TASK DIRECTIONS:
Exactly the lines from the one containing "Give me the" through the one containing "const textColor = '#595959';" are to be returned, please, without any pictures.

-- SUPPLIED ENTRIES start --

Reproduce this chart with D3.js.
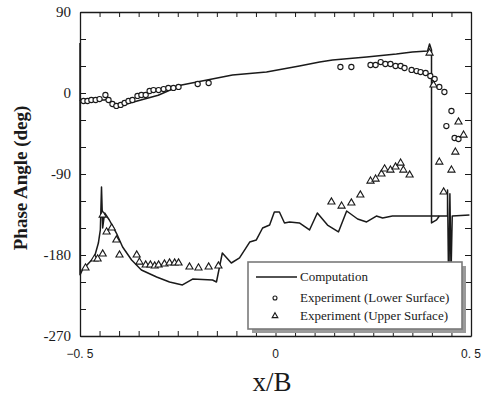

-- SUPPLIED ENTRIES end --
-- SUPPLIED ENTRIES start --

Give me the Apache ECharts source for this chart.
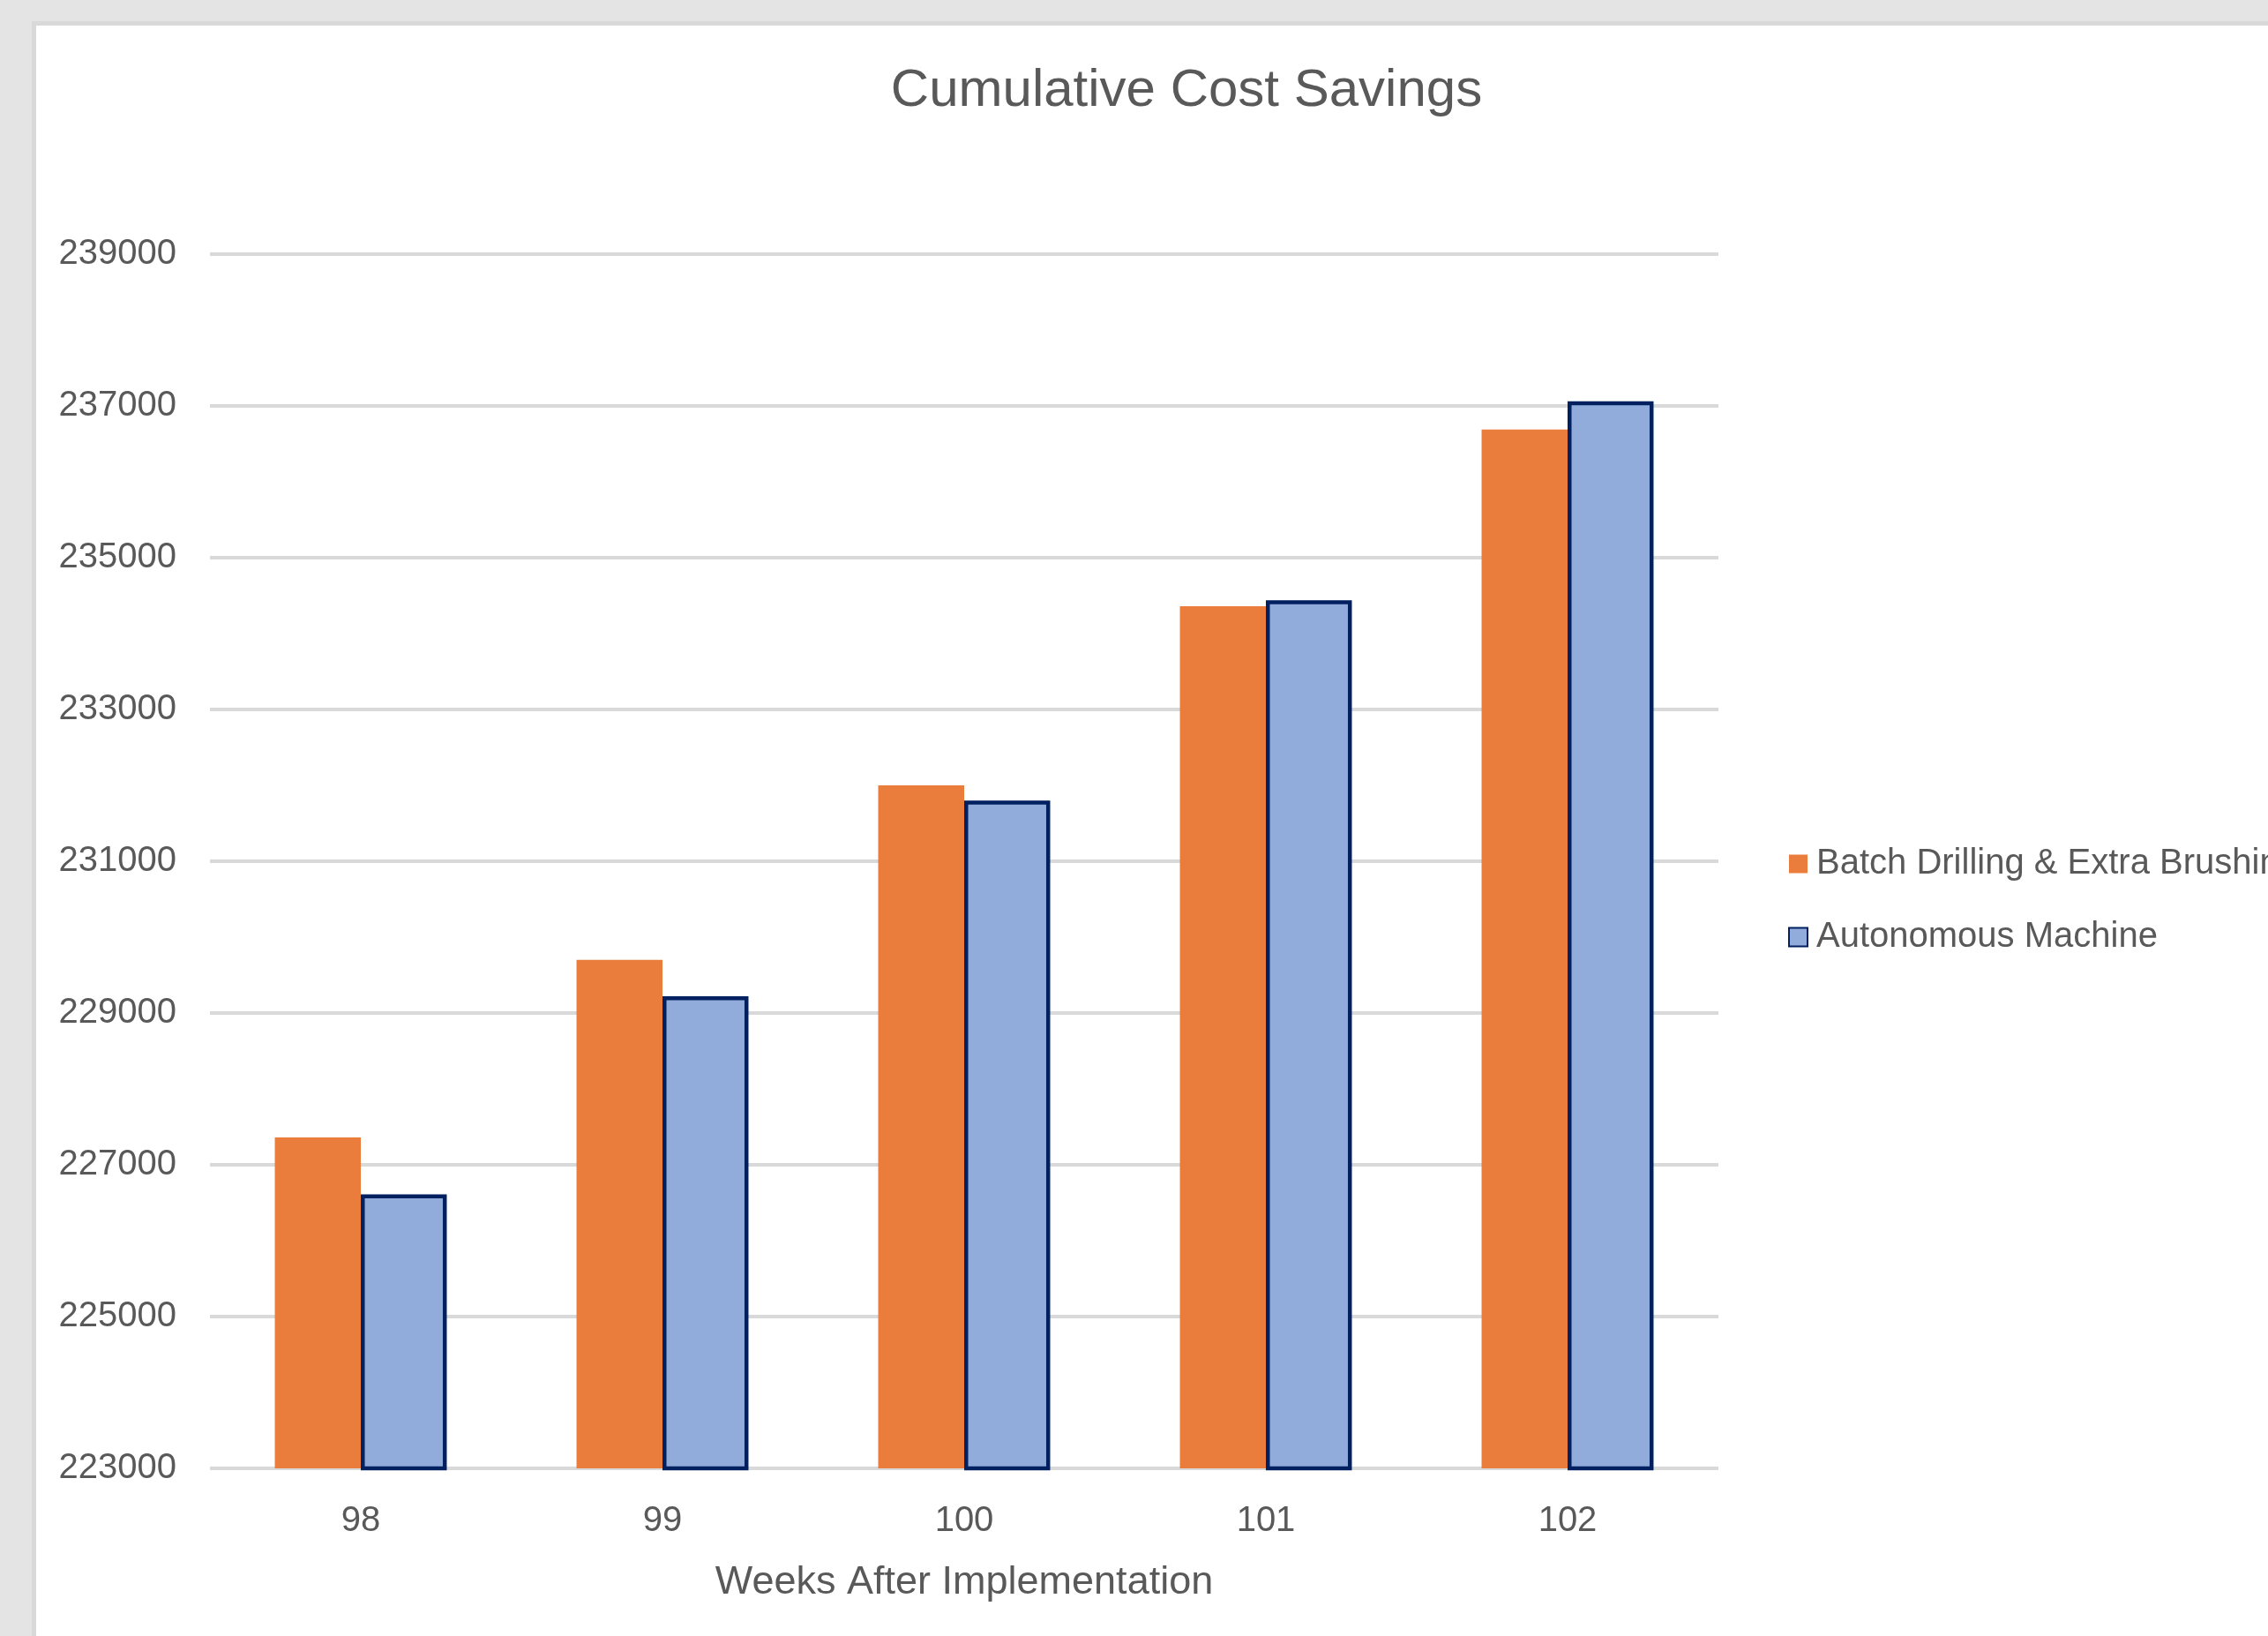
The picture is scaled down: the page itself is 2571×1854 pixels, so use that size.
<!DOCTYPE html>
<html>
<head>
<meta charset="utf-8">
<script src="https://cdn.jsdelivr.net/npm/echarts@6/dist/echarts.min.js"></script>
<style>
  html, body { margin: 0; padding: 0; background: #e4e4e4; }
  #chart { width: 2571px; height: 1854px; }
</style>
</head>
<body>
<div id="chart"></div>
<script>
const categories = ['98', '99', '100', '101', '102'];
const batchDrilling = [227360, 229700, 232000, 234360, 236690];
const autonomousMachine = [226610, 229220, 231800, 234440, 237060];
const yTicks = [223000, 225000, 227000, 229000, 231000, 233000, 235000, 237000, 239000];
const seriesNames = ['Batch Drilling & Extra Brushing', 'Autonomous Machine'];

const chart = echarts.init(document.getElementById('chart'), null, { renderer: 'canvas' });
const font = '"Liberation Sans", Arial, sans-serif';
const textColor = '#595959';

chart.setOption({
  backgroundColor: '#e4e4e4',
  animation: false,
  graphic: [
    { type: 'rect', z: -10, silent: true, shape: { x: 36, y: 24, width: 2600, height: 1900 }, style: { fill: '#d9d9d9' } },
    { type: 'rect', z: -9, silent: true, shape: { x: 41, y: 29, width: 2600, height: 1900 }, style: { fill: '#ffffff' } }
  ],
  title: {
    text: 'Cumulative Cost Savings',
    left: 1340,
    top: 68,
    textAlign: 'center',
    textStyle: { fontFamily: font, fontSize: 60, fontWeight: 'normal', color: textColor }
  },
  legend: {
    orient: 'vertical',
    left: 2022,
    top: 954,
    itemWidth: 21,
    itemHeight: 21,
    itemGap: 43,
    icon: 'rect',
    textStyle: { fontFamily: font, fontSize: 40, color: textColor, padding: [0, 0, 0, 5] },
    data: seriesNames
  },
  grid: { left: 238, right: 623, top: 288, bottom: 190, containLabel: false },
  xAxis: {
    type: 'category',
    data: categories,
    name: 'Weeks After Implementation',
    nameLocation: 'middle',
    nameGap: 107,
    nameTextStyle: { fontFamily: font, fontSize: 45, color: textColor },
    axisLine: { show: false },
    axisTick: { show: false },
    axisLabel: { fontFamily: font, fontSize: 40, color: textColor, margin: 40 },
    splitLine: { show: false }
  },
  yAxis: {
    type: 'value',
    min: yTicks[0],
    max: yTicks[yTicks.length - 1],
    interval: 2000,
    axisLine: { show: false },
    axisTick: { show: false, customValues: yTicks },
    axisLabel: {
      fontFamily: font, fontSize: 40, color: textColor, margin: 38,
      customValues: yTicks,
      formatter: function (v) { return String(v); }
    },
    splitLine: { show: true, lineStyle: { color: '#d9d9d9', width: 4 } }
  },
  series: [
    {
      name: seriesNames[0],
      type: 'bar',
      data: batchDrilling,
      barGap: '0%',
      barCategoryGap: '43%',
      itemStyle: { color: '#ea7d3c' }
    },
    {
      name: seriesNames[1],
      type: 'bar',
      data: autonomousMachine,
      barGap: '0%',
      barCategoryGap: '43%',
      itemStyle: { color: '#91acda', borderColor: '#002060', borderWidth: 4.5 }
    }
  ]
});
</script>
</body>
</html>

-- SUPPLIED ENTRIES end --

CORRECT RESULT:
Give me the Apache ECharts source for this chart.
The picture is scaled down: the page itself is 2571×1854 pixels, so use that size.
<!DOCTYPE html>
<html>
<head>
<meta charset="utf-8">
<script src="https://cdn.jsdelivr.net/npm/echarts@6/dist/echarts.min.js"></script>
<style>
  html, body { margin: 0; padding: 0; background: #e4e4e4; }
  #chart { width: 2571px; height: 1854px; }
</style>
</head>
<body>
<div id="chart"></div>
<script>
const categories = ['98', '99', '100', '101', '102'];
const batchDrilling = [227360, 229700, 232000, 234360, 236690];
const autonomousMachine = [226610, 229220, 231800, 234440, 237060];
const yTicks = [223000, 225000, 227000, 229000, 231000, 233000, 235000, 237000, 239000];
const seriesNames = ['Batch Drilling & Extra Brushing', 'Autonomous Machine'];

const chart = echarts.init(document.getElementById('chart'), null, { renderer: 'canvas' });
const font = '"Liberation Sans", Arial, sans-serif';
const textColor = '#595959';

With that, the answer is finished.